### What you will do
Include in the output only the lines from the opening of the records through the line containing "import seaborn as sns", each printed exactly; pictures are omitted.

### Material provided
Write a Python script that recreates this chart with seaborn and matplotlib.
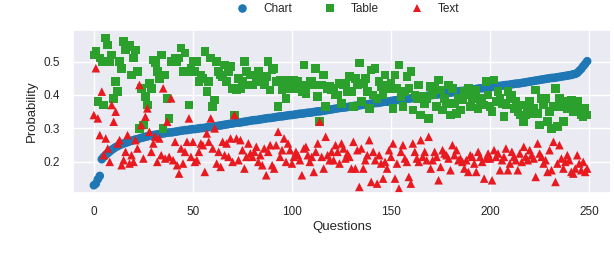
import numpy as np
import pandas as pd
import matplotlib
matplotlib.use("Agg")
import matplotlib.pyplot as plt
import seaborn as sns

# --- data (one value per question) ---
chart = [
    0.130, 0.135, 0.148, 0.158, 0.208, 0.215, 0.221, 0.226, 0.231, 0.236,
    0.240, 0.244, 0.247, 0.250, 0.253, 0.255, 0.257, 0.259, 0.261, 0.263,
    0.265, 0.267, 0.268, 0.270, 0.272, 0.273, 0.275, 0.276, 0.278, 0.279,
    0.280, 0.281, 0.282, 0.283, 0.284, 0.285, 0.286, 0.287, 0.288, 0.288,
    0.289, 0.290, 0.291, 0.292, 0.293, 0.294, 0.295, 0.295, 0.296, 0.297,
    0.298, 0.298, 0.299, 0.300, 0.301, 0.301, 0.302, 0.303, 0.304, 0.304,
    0.305, 0.306, 0.307, 0.308, 0.309, 0.310, 0.311, 0.312, 0.313, 0.314,
    0.315, 0.316, 0.317, 0.317, 0.318, 0.319, 0.320, 0.321, 0.322, 0.323,
    0.324, 0.325, 0.325, 0.326, 0.327, 0.328, 0.329, 0.330, 0.331, 0.331,
    0.332, 0.333, 0.334, 0.335, 0.336, 0.336, 0.337, 0.338, 0.339, 0.340,
    0.340, 0.341, 0.342, 0.343, 0.344, 0.344, 0.345, 0.346, 0.347, 0.347,
    0.348, 0.349, 0.350, 0.351, 0.351, 0.352, 0.353, 0.354, 0.355, 0.356,
    0.357, 0.358, 0.359, 0.360, 0.361, 0.362, 0.362, 0.363, 0.364, 0.365,
    0.366, 0.367, 0.368, 0.368, 0.369, 0.370, 0.371, 0.372, 0.372, 0.373,
    0.374, 0.375, 0.376, 0.376, 0.377, 0.378, 0.379, 0.380, 0.380, 0.381,
    0.382, 0.383, 0.384, 0.385, 0.385, 0.386, 0.387, 0.388, 0.389, 0.389,
    0.390, 0.391, 0.392, 0.393, 0.394, 0.395, 0.395, 0.396, 0.397, 0.398,
    0.399, 0.400, 0.401, 0.401, 0.402, 0.403, 0.404, 0.405, 0.406, 0.407,
    0.407, 0.408, 0.409, 0.410, 0.411, 0.412, 0.412, 0.413, 0.414, 0.415,
    0.416, 0.417, 0.417, 0.418, 0.419, 0.420, 0.420, 0.421, 0.422, 0.423,
    0.424, 0.424, 0.425, 0.426, 0.427, 0.427, 0.428, 0.429, 0.430, 0.430,
    0.431, 0.432, 0.433, 0.434, 0.434, 0.435, 0.436, 0.437, 0.438, 0.439,
    0.440, 0.441, 0.442, 0.443, 0.444, 0.445, 0.446, 0.447, 0.448, 0.449,
    0.450, 0.451, 0.451, 0.452, 0.453, 0.454, 0.455, 0.456, 0.457, 0.458,
    0.459, 0.460, 0.462, 0.463, 0.466, 0.472, 0.478, 0.486, 0.493, 0.501,
]

table = [
    0.52, 0.53, 0.38, 0.51, 0.50, 0.37, 0.57, 0.55, 0.50, 0.52,
    0.39, 0.44, 0.41, 0.50, 0.48, 0.56, 0.535, 0.545, 0.55, 0.46,
    0.51, 0.535, 0.47, 0.30, 0.42, 0.31, 0.395, 0.37, 0.435, 0.42,
    0.505, 0.495, 0.47, 0.45, 0.52, 0.30, 0.46, 0.39, 0.33, 0.50,
    0.50, 0.51, 0.50, 0.51, 0.54, 0.47, 0.525, 0.47, 0.37, 0.48,
    0.50, 0.47, 0.50, 0.44, 0.46, 0.45, 0.53, 0.41, 0.44, 0.51,
    0.365, 0.385, 0.50, 0.47, 0.46, 0.455, 0.49, 0.44, 0.47, 0.485,
    0.42, 0.34, 0.415, 0.45, 0.42, 0.44, 0.50, 0.47, 0.43, 0.46,
    0.43, 0.46, 0.44, 0.47, 0.44, 0.445, 0.43, 0.455, 0.50, 0.415,
    0.475, 0.48, 0.44, 0.365, 0.445, 0.415, 0.42, 0.39, 0.445, 0.42,
    0.43, 0.445, 0.42, 0.44, 0.43, 0.41, 0.49, 0.405, 0.43, 0.44,
    0.44, 0.43, 0.48, 0.395, 0.32, 0.43, 0.46, 0.365, 0.42, 0.425,
    0.415, 0.42, 0.40, 0.40, 0.435, 0.375, 0.43, 0.435, 0.41, 0.455,
    0.41, 0.365, 0.45, 0.43, 0.495, 0.38, 0.435, 0.45, 0.41, 0.36,
    0.475, 0.40, 0.48, 0.39, 0.44, 0.425, 0.40, 0.46, 0.43, 0.42,
    0.435, 0.36, 0.46, 0.42, 0.49, 0.395, 0.365, 0.41, 0.455, 0.42,
    0.47, 0.355, 0.40, 0.39, 0.43, 0.34, 0.395, 0.375, 0.39, 0.33,
    0.425, 0.40, 0.42, 0.365, 0.445, 0.415, 0.355, 0.39, 0.375, 0.43,
    0.34, 0.42, 0.375, 0.345, 0.39, 0.355, 0.385, 0.41, 0.40, 0.42,
    0.365, 0.39, 0.40, 0.415, 0.36, 0.38, 0.39, 0.37, 0.44, 0.40,
    0.365, 0.35, 0.445, 0.38, 0.41, 0.39, 0.375, 0.335, 0.37, 0.41,
    0.39, 0.40, 0.36, 0.38, 0.35, 0.34, 0.37, 0.32, 0.34, 0.365,
    0.38, 0.345, 0.36, 0.415, 0.345, 0.31, 0.39, 0.37, 0.39, 0.32,
    0.35, 0.30, 0.365, 0.42, 0.305, 0.39, 0.365, 0.32, 0.38, 0.36,
    0.37, 0.385, 0.35, 0.365, 0.38, 0.36, 0.34, 0.335, 0.36, 0.34,
]

text = [
    0.34, 0.48, 0.33, 0.28, 0.41, 0.22, 0.27, 0.24, 0.20, 0.37,
    0.32, 0.35, 0.255, 0.265, 0.19, 0.205, 0.23, 0.28, 0.195, 0.22,
    0.20, 0.265, 0.24, 0.43, 0.31, 0.21, 0.335, 0.36, 0.29, 0.23,
    0.255, 0.275, 0.20, 0.27, 0.22, 0.42, 0.21, 0.32, 0.215, 0.39,
    0.205, 0.26, 0.19, 0.165, 0.24, 0.195, 0.23, 0.26, 0.33, 0.215,
    0.26, 0.20, 0.205, 0.23, 0.255, 0.25, 0.17, 0.285, 0.26, 0.33,
    0.24, 0.30, 0.195, 0.23, 0.185, 0.26, 0.22, 0.255, 0.215, 0.27,
    0.20, 0.34, 0.27, 0.205, 0.265, 0.235, 0.18, 0.215, 0.255, 0.225,
    0.215, 0.23, 0.245, 0.20, 0.22, 0.19, 0.24, 0.16, 0.23, 0.25,
    0.19, 0.18, 0.25, 0.29, 0.215, 0.235, 0.27, 0.20, 0.255, 0.235,
    0.195, 0.215, 0.23, 0.22, 0.205, 0.16, 0.24, 0.245, 0.22, 0.20,
    0.215, 0.17, 0.23, 0.255, 0.32, 0.215, 0.18, 0.275, 0.22, 0.205,
    0.23, 0.205, 0.25, 0.23, 0.195, 0.255, 0.24, 0.21, 0.225, 0.215,
    0.18, 0.26, 0.18, 0.235, 0.125, 0.24, 0.18, 0.205, 0.22, 0.265,
    0.14, 0.23, 0.205, 0.135, 0.22, 0.195, 0.15, 0.20, 0.18, 0.235,
    0.215, 0.255, 0.15, 0.195, 0.12, 0.23, 0.25, 0.21, 0.20, 0.155,
    0.135, 0.255, 0.23, 0.21, 0.20, 0.265, 0.215, 0.23, 0.205, 0.275,
    0.18, 0.205, 0.23, 0.215, 0.145, 0.185, 0.235, 0.225, 0.22, 0.21,
    0.175, 0.25, 0.22, 0.235, 0.205, 0.21, 0.20, 0.18, 0.205, 0.17,
    0.22, 0.215, 0.195, 0.17, 0.23, 0.215, 0.20, 0.15, 0.21, 0.225,
    0.21, 0.145, 0.235, 0.215, 0.225, 0.175, 0.205, 0.215, 0.24, 0.175,
    0.195, 0.23, 0.215, 0.205, 0.175, 0.225, 0.20, 0.245, 0.215, 0.205,
    0.235, 0.22, 0.21, 0.155, 0.255, 0.225, 0.215, 0.195, 0.205, 0.17,
    0.235, 0.175, 0.26, 0.14, 0.195, 0.25, 0.21, 0.18, 0.20, 0.22,
    0.205, 0.17, 0.165, 0.18, 0.22, 0.195, 0.175, 0.20, 0.17, 0.18,
]

series_names = ["Chart", "Table", "Text"]
colors = {"Chart": "#1f77b4", "Table": "#2ca02c", "Text": "#e8191f"}
markers = {"Chart": "o", "Table": "s", "Text": "^"}

# long format for seaborn, drawn in order Chart -> Table -> Text
frames = []
for name, vals in zip(series_names, [chart, table, text]):
    frames.append(pd.DataFrame({"Questions": np.arange(len(vals)),
                                "Probability": vals,
                                "Type": name}))
df = pd.concat(frames, ignore_index=True)

sns.set_theme(style="darkgrid")
plt.rcParams["font.family"] = ["Liberation Sans", "DejaVu Sans"]

fig = plt.figure(figsize=(6.14, 2.64), dpi=100)
ax = fig.add_axes([0.119, 0.269, 0.876, 0.617])

sns.scatterplot(data=df, x="Questions", y="Probability", hue="Type", style="Type",
                palette=colors, markers=markers, s=38, linewidth=0, ax=ax)

ax.set_xlim(-10.5, 261)
ax.set_ylim(0.107, 0.594)
ax.set_xticks([0, 50, 100, 150, 200, 250])
ax.set_yticks([0.2, 0.3, 0.4, 0.5])
ax.tick_params(labelsize=8.5, colors="#262626")
ax.set_xlabel("Questions", fontsize=9.5, labelpad=2)
ax.set_ylabel("Probability", fontsize=9.5, labelpad=4)

ax.legend(title=None, loc="lower center", bbox_to_anchor=(0.505, 1.065), ncol=3,
          frameon=False, fontsize=8.5, columnspacing=2.2, borderaxespad=0.0)

fig.savefig("out.png", dpi=100)
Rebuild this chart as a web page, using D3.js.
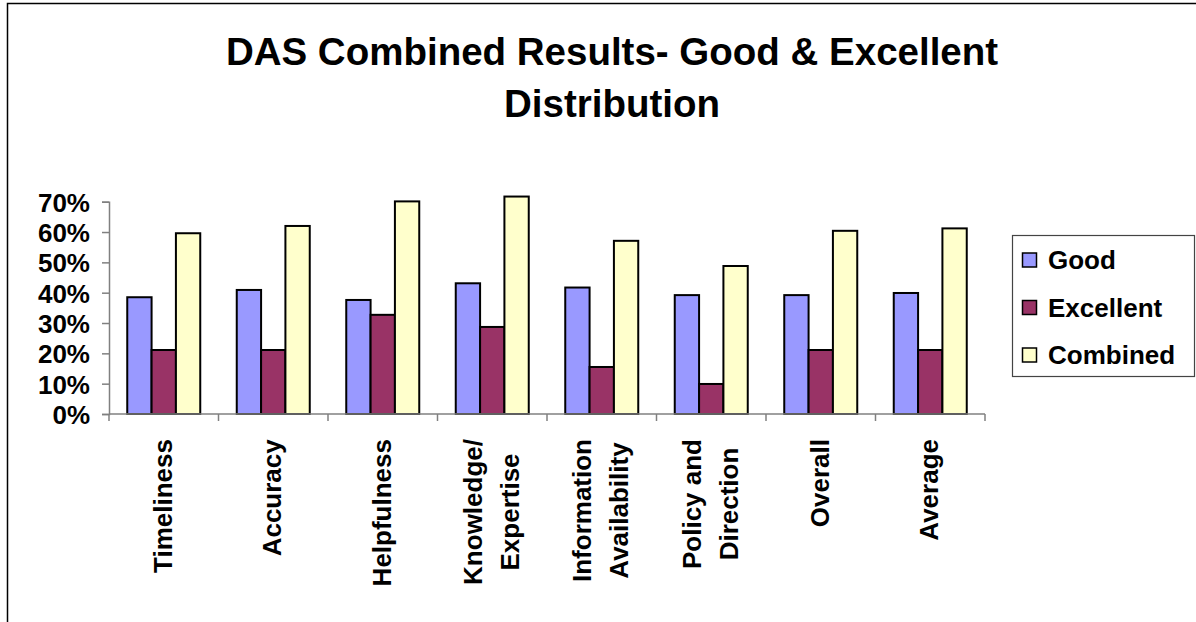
<!DOCTYPE html>
<html>
<head>
<meta charset="utf-8">
<script src="https://cdn.jsdelivr.net/npm/d3@7"></script>
<style>
body { margin: 0; background: #fff; }
text { font-family: "Liberation Sans", Arial, sans-serif; font-weight: bold; fill: #000; }
</style>
</head>
<body>
<div id="canvas"></div>
<script>
// ----------------------------------------------------------
// DATA -----------------------------------------------------
// ----------------------------------------------------------
var categories = [
  ["Timeliness"],
  ["Accuracy"],
  ["Helpfulness"],
  ["Knowledge/", "Expertise"],
  ["Information", "Availability"],
  ["Policy and", "Direction"],
  ["Overall"],
  ["Average"]
];
var seriesNames = ["Good", "Excellent", "Combined"];
var good      = [0.385, 0.409, 0.376, 0.431, 0.417, 0.392, 0.392, 0.399];
var excellent = [0.211, 0.211, 0.327, 0.287, 0.155, 0.099, 0.211, 0.211];
var combined  = [0.596, 0.620, 0.701, 0.717, 0.571, 0.488, 0.604, 0.612];
var yTicks = [0, 0.1, 0.2, 0.3, 0.4, 0.5, 0.6, 0.7];
var titleLines = ["DAS Combined Results- Good & Excellent", "Distribution"];

var seriesValues = [good, excellent, combined];
var seriesColors = ["#9999ff", "#993366", "#ffffcc"];

// ----------------------------------------------------------
// STRUCTURE ------------------------------------------------
// ----------------------------------------------------------
var W = 1196, H = 622;
var svg = d3.select("#canvas").append("svg")
  .attr("width", W)
  .attr("height", H)
  .style("display", "block")
  .style("background-color", "#fff");

// outer chart frame (runs off the right and bottom edges)
svg.append("rect")
  .attr("x", 7.5).attr("y", 3.5)
  .attr("width", 1300).attr("height", 800)
  .attr("fill", "none")
  .attr("stroke", "#000")
  .attr("stroke-width", 1.5);

var plot = { left: 109, right: 985, top: 201.7, bottom: 414 };

var x = d3.scaleBand()
  .domain(d3.range(categories.length))
  .range([plot.left, plot.right])
  .paddingInner(0).paddingOuter(0);

// excel style: gap width 150%
var barW = x.bandwidth() / 4.5;
var xSub = d3.scaleBand()
  .domain(d3.range(seriesNames.length))
  .range([0.75 * barW, 3.75 * barW]);

var y = d3.scaleLinear()
  .domain([0, 0.7])
  .range([plot.bottom, plot.top]);

// ----------------------------------------------------------
// TITLE ----------------------------------------------------
// ----------------------------------------------------------
svg.append("g").selectAll("text")
  .data(titleLines)
  .enter().append("text")
  .attr("x", 612)
  .attr("y", function(d, i) { return 65 + i * 52; })
  .attr("text-anchor", "middle")
  .style("font-size", "38.5px")
  .text(function(d) { return d; });

// ----------------------------------------------------------
// AXES -----------------------------------------------------
// ----------------------------------------------------------
var yAxis = svg.append("g")
  .attr("transform", "translate(" + plot.left + ",0)")
  .call(d3.axisLeft(y).tickValues(yTicks).tickSize(7).tickPadding(12)
    .tickFormat(d3.format(".0%")));
yAxis.select(".domain").attr("stroke", "#808080").attr("stroke-width", 1.5);
yAxis.selectAll(".tick line").attr("stroke", "#808080").attr("stroke-width", 1.5);
yAxis.selectAll(".tick text")
  .style("font-size", "26px")
  .attr("font-family", null)
  .attr("dy", "0.36em");

// bars
var groups = svg.append("g").selectAll("g")
  .data(seriesValues)
  .enter().append("g")
  .attr("fill", function(d, i) { return seriesColors[i]; });

groups.each(function(vals, s) {
  d3.select(this).selectAll("rect")
    .data(vals)
    .enter().append("rect")
    .attr("x", function(d, i) { return x(i) + xSub(s); })
    .attr("y", function(d) { return y(d); })
    .attr("width", xSub.bandwidth())
    .attr("height", function(d) { return y(0) - y(d); })
    .attr("stroke", "#000")
    .attr("stroke-width", 2);
});

// x axis line and category boundary ticks
var xAxis = svg.append("g");
xAxis.append("line")
  .attr("x1", plot.left).attr("x2", plot.right)
  .attr("y1", y(0)).attr("y2", y(0))
  .attr("stroke", "#808080").attr("stroke-width", 1.5);
xAxis.selectAll(".xtick")
  .data(d3.range(categories.length + 1))
  .enter().append("line")
  .attr("class", "xtick")
  .attr("x1", function(d) { return plot.left + d * x.step(); })
  .attr("x2", function(d) { return plot.left + d * x.step(); })
  .attr("y1", y(0)).attr("y2", y(0) + 7)
  .attr("stroke", "#808080").attr("stroke-width", 1.5);

// rotated category labels
var lineH = 37;
xAxis.selectAll(".xlab")
  .data(categories)
  .enter().append("text")
  .attr("class", "xlab")
  .attr("text-anchor", "middle")
  .style("font-size", "26px")
  .each(function(lines, i) {
    var t = d3.select(this);
    lines.forEach(function(l, j) {
      t.append("tspan")
        .attr("x", 0)
        .attr("y", (j - (lines.length - 1) / 2) * lineH + 9)
        .text(l);
    });
    var len = this.getBBox().width;
    t.attr("transform", "translate(" + (x(i) + x.bandwidth() / 2 - 1) + "," + (439 + len / 2) + ") rotate(-90)");
  });

// ----------------------------------------------------------
// LEGEND ---------------------------------------------------
// ----------------------------------------------------------
var legend = svg.append("g").attr("transform", "translate(1012.5,235.5)");
legend.append("rect")
  .attr("width", 182).attr("height", 141)
  .attr("fill", "#fff")
  .attr("stroke", "#444").attr("stroke-width", 1.2);

var items = legend.selectAll(".item")
  .data(seriesNames)
  .enter().append("g")
  .attr("class", "item")
  .attr("transform", function(d, i) { return "translate(0," + (24.5 + i * 47.5) + ")"; });
items.append("rect")
  .attr("x", 10).attr("y", -7)
  .attr("width", 14).attr("height", 14)
  .attr("fill", function(d, i) { return seriesColors[i]; })
  .attr("stroke", "#000").attr("stroke-width", 1.5);
items.append("text")
  .attr("x", 35.5).attr("y", 9)
  .style("font-size", "26px")
  .text(function(d) { return d; });
</script>
</body>
</html>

### Result for this exercise
Write a Python script that recreates this chart with seaborn and matplotlib.
import numpy as np
import pandas as pd
import matplotlib
matplotlib.use("Agg")
import matplotlib.pyplot as plt
import seaborn as sns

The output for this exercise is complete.